» EXERCISE OBJECTIVE: Set the lines down again exactly, first line through the line that contains "fig = go.Figure()", with no pictures.

» RECORDED DATA:
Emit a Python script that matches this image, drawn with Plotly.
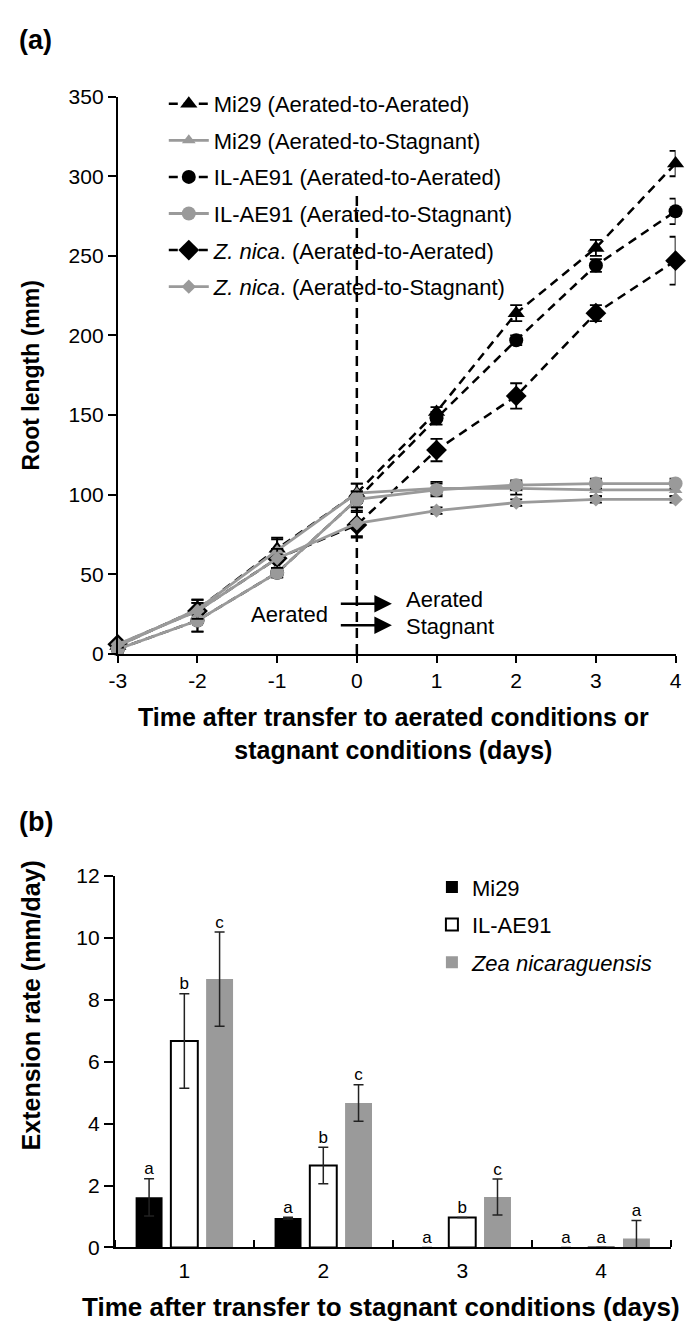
import plotly.graph_objects as go

W, H = 700, 1335

# ---------------- Data: panel (a) ----------------
days_a = [-3, -2, -1, 0, 1, 2, 3, 4]
mi29_aer = [5, 28, 66, 101, 152, 214, 255, 308]
mi29_aer_err = [2, 6, 7, 6, 3, 5, 5, 8]
mi29_stag = [5, 28, 65, 101, 104, 104, 103, 103]
mi29_stag_err = [2, 6, 7, 6, 4, 4, 4, 4]
il_aer = [3, 21, 51, 97, 148, 197, 244, 278]
il_aer_err = [2, 7, 3, 5, 4, 3, 4, 8]
il_stag = [3, 21, 51, 97, 103, 106, 107, 107]
il_stag_err = [2, 7, 3, 5, 4, 3, 3, 3]
zn_aer = [6, 27, 60, 81, 128, 162, 214, 247]
zn_aer_err = [2, 5, 6, 8, 7, 8, 5, 15]
zn_stag = [6, 27, 60, 82, 90, 95, 97, 97]
zn_stag_err = [2, 5, 6, 8, 2, 2, 2, 2]
y_ticks_a = [0, 50, 100, 150, 200, 250, 300, 350]
x_ticklabels_a = ["-3", "-2", "-1", "0", "1", "2", "3", "4"]
transfer_day = 0
transfer_line_top = 290

# ---------------- Data: panel (b) ----------------
days_b = [1, 2, 3, 4]
mi29_rate = [1.62, 0.95, 0, 0]
mi29_rate_err = [0.6, 0.03, None, None]
il_rate = [6.67, 2.65, 0.97, 0]
il_rate_err = [1.53, 0.59, None, None]
zn_rate = [8.67, 4.67, 1.63, 0.29]
zn_rate_err = [1.52, 0.59, 0.58, 0.58]
mi29_letters = ["a", "a", "a", "a"]
il_letters = ["b", "b", "b", "a"]
zn_letters = ["c", "c", "c", "a"]
y_ticks_b = [0, 2, 4, 6, 8, 10, 12]

BLACK = "black"
GRAY = "#9a9a9a"
FONT = "Liberation Sans, Arial, sans-serif"


def fx(p):
    return p / W


def fy(p):
    return 1 - p / H


fig = go.Figure()

series = [
    ("Mi29 (Aerated-to-Aerated)", mi29_aer, mi29_aer_err, BLACK, "dash", "triangle-up", 15, 1),
    ("IL-AE91 (Aerated-to-Aerated)", il_aer, il_aer_err, BLACK, "dash", "circle", 14, 3),
    ("<i>Z. nica</i>. (Aerated-to-Aerated)", zn_aer, zn_aer_err, BLACK, "dash", "diamond", 16, 5),
    ("Mi29 (Aerated-to-Stagnant)", mi29_stag, mi29_stag_err, GRAY, "solid", "triangle-up", 12, 2),
    ("IL-AE91 (Aerated-to-Stagnant)", il_stag, il_stag_err, GRAY, "solid", "circle", 14, 4),
    ("<i>Z. nica</i>. (Aerated-to-Stagnant)", zn_stag, zn_stag_err, GRAY, "solid", "diamond", 11, 6),
]
for name, ys, es, col, dash, sym, size, rank in series:
    fig.add_trace(go.Scatter(
        x=days_a, y=ys, name=name, mode="lines+markers",
        line=dict(color=col, width=2.5 if dash == "dash" else 2.8,
                  dash="9px,6px" if dash == "dash" else "solid"),
        marker=dict(symbol=sym, size=size, color=col),
        error_y=dict(type="data", array=es, visible=True, color=BLACK, thickness=1.8, width=6),
        legendgroup=f"g{rank}", legendrank=rank, legend="legend",
        cliponaxis=False, xaxis="x", yaxis="y",
    ))

# ---------------- Panel (b) bars ----------------
bargap = 0.239
bargroupgap = 0.236
group_w = 1 - bargap
bars = [
    ("Mi29", mi29_rate, mi29_rate_err, mi29_letters, BLACK, BLACK, 0),
    ("IL-AE91", il_rate, il_rate_err, il_letters, "white", BLACK, 2),
    ("<i>Zea nicaraguensis</i>", zn_rate, zn_rate_err, zn_letters, GRAY, GRAY, 0),
]
for i, (name, vals, errs, lets, fill, edge, lw) in enumerate(bars):
    fig.add_trace(go.Bar(
        x=days_b, y=vals, name=name, marker=dict(color=fill, line=dict(color=edge, width=lw)),
        error_y=dict(type="data", array=errs, visible=True, color="#222222", thickness=1.5, width=5),
        xaxis="x2", yaxis="y2", legend="legend2", legendgroup=f"b{i}",
    ))
    shift = (i - 1) * group_w / 3
    fig.add_trace(go.Scatter(
        x=[d + shift for d in days_b],
        y=[v + (e if e is not None else 0) for v, e in zip(vals, errs)],
        mode="text", text=lets, textposition="top center",
        textfont=dict(family=FONT, size=17, color="black"),
        showlegend=False, cliponaxis=False, xaxis="x2", yaxis="y2", hoverinfo="skip",
    ))

axis_common = dict(showgrid=False, zeroline=False, showline=True, linecolor="black", linewidth=2,
                   tickcolor="black", tickwidth=2, tickfont=dict(family=FONT, size=21, color="black"))

fig.update_layout(
    width=W, height=H, margin=dict(l=0, r=0, t=0, b=0),
    plot_bgcolor="white", paper_bgcolor="white",
    barmode="group", bargap=bargap, bargroupgap=bargroupgap,
    xaxis=dict(domain=[fx(103), fx(673)], anchor="y", range=[-3, 4], tickvals=days_a,
               ticktext=x_ticklabels_a, ticks="outside", ticklen=7, ticklabelstandoff=0, **axis_common),
    yaxis=dict(domain=[fy(645), fy(78)], anchor="x", range=[0, 350], tickvals=y_ticks_a,
               ticks="outside", ticklen=8, **axis_common),
    xaxis2=dict(domain=[fx(100), fx(668)], anchor="y2", range=[0.5, 4.5], tickvals=days_b,
                ticks="", ticklabelstandoff=3,
                minor=dict(tickmode="array", tickvals=[0.5, 1.5, 2.5, 3.5, 4.5], ticks="inside",
                           ticklen=7, tickwidth=2, tickcolor="black"),
                **axis_common),
    yaxis2=dict(domain=[fy(1249), fy(871)], anchor="x2", range=[0, 12], tickvals=y_ticks_b,
                ticks="outside", ticklen=9, **axis_common),
    legend=dict(x=fx(150), y=fy(64), xanchor="left", yanchor="top", bgcolor="rgba(0,0,0,0)",
                font=dict(family=FONT, size=22, color="black"), tracegroupgap=5,
                traceorder="grouped", itemwidth=40),
    legend2=dict(x=fx(424), y=fy(861), xanchor="left", yanchor="top", bgcolor="rgba(0,0,0,0)",
                 font=dict(family=FONT, size=22, color="black"), tracegroupgap=6,
                 traceorder="grouped"),
    showlegend=True,
)

fig.add_shape(type="line", xref="x", yref="y", x0=transfer_day, x1=transfer_day, y0=0,
              y1=transfer_line_top, line=dict(color="black", width=2.5, dash="10px,6px"), layer="below")

# arrows
for yv in [31.5, 18]:
    fig.add_annotation(x=0.44, y=yv, ax=-0.22, ay=yv, xref="x", yref="y", axref="x", ayref="y",
                       text="", showarrow=True, arrowhead=2, arrowsize=1.4, arrowwidth=2.5,
                       arrowcolor="black", standoff=0)
ann_font = dict(family=FONT, size=22, color="black")
fig.add_annotation(x=-0.34, y=25, xref="x", yref="y", text="Aerated", showarrow=False,
                   xanchor="right", yanchor="middle", font=ann_font)
fig.add_annotation(x=0.59, y=34, xref="x", yref="y", text="Aerated", showarrow=False,
                   xanchor="left", yanchor="middle", font=ann_font)
fig.add_annotation(x=0.59, y=17, xref="x", yref="y", text="Stagnant", showarrow=False,
                   xanchor="left", yanchor="middle", font=ann_font)

tfont = dict(family=FONT, size=25, color="black")
lfont = dict(family=FONT, size=27, color="black")
fig.add_annotation(x=fx(0), y=fy(3), xref="paper", yref="paper", text="<b>(a)</b>", showarrow=False,
                   xanchor="left", yanchor="top", font=lfont)
fig.add_annotation(x=fx(0), y=fy(816), xref="paper", yref="paper", text="<b>(b)</b>", showarrow=False,
                   xanchor="left", yanchor="middle", font=lfont)
fig.add_annotation(x=fx(14), y=fy(362), xref="paper", yref="paper", text="<b>Root length (mm)</b>",
                   showarrow=False, textangle=-90, xanchor="center", yanchor="middle",
                   font=dict(family=FONT, size=23, color="black"))
fig.add_annotation(x=fx(14), y=fy(1003), xref="paper", yref="paper", text="<b>Extension rate (mm/day)</b>",
                   showarrow=False, textangle=-90, xanchor="center", yanchor="middle", font=tfont)
fig.add_annotation(x=fx(385), y=fy(726), xref="paper", yref="paper",
                   text="<b>Time after transfer to aerated conditions or<br>stagnant conditions (days)</b>",
                   showarrow=False, xanchor="center", yanchor="middle", font=tfont)
fig.add_annotation(x=fx(372), y=fy(1310), xref="paper", yref="paper",
                   text="<b>Time after transfer to stagnant conditions (days)</b>",
                   showarrow=False, xanchor="center", yanchor="middle",
                   font=dict(family=FONT, size=26, color="black"))

fig.write_html("out.html")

» WRITTEN RESPONSE:
Emit a Python script that matches this image, drawn with Plotly.
import plotly.graph_objects as go

W, H = 700, 1335

# ---------------- Data: panel (a) ----------------
days_a = [-3, -2, -1, 0, 1, 2, 3, 4]
mi29_aer = [5, 28, 66, 101, 152, 214, 255, 308]
mi29_aer_err = [2, 6, 7, 6, 3, 5, 5, 8]
mi29_stag = [5, 28, 65, 101, 104, 104, 103, 103]
mi29_stag_err = [2, 6, 7, 6, 4, 4, 4, 4]
il_aer = [3, 21, 51, 97, 148, 197, 244, 278]
il_aer_err = [2, 7, 3, 5, 4, 3, 4, 8]
il_stag = [3, 21, 51, 97, 103, 106, 107, 107]
il_stag_err = [2, 7, 3, 5, 4, 3, 3, 3]
zn_aer = [6, 27, 60, 81, 128, 162, 214, 247]
zn_aer_err = [2, 5, 6, 8, 7, 8, 5, 15]
zn_stag = [6, 27, 60, 82, 90, 95, 97, 97]
zn_stag_err = [2, 5, 6, 8, 2, 2, 2, 2]
y_ticks_a = [0, 50, 100, 150, 200, 250, 300, 350]
x_ticklabels_a = ["-3", "-2", "-1", "0", "1", "2", "3", "4"]
transfer_day = 0
transfer_line_top = 290

# ---------------- Data: panel (b) ----------------
days_b = [1, 2, 3, 4]
mi29_rate = [1.62, 0.95, 0, 0]
mi29_rate_err = [0.6, 0.03, None, None]
il_rate = [6.67, 2.65, 0.97, 0]
il_rate_err = [1.53, 0.59, None, None]
zn_rate = [8.67, 4.67, 1.63, 0.29]
zn_rate_err = [1.52, 0.59, 0.58, 0.58]
mi29_letters = ["a", "a", "a", "a"]
il_letters = ["b", "b", "b", "a"]
zn_letters = ["c", "c", "c", "a"]
y_ticks_b = [0, 2, 4, 6, 8, 10, 12]

BLACK = "black"
GRAY = "#9a9a9a"
FONT = "Liberation Sans, Arial, sans-serif"


def fx(p):
    return p / W


def fy(p):
    return 1 - p / H


fig = go.Figure()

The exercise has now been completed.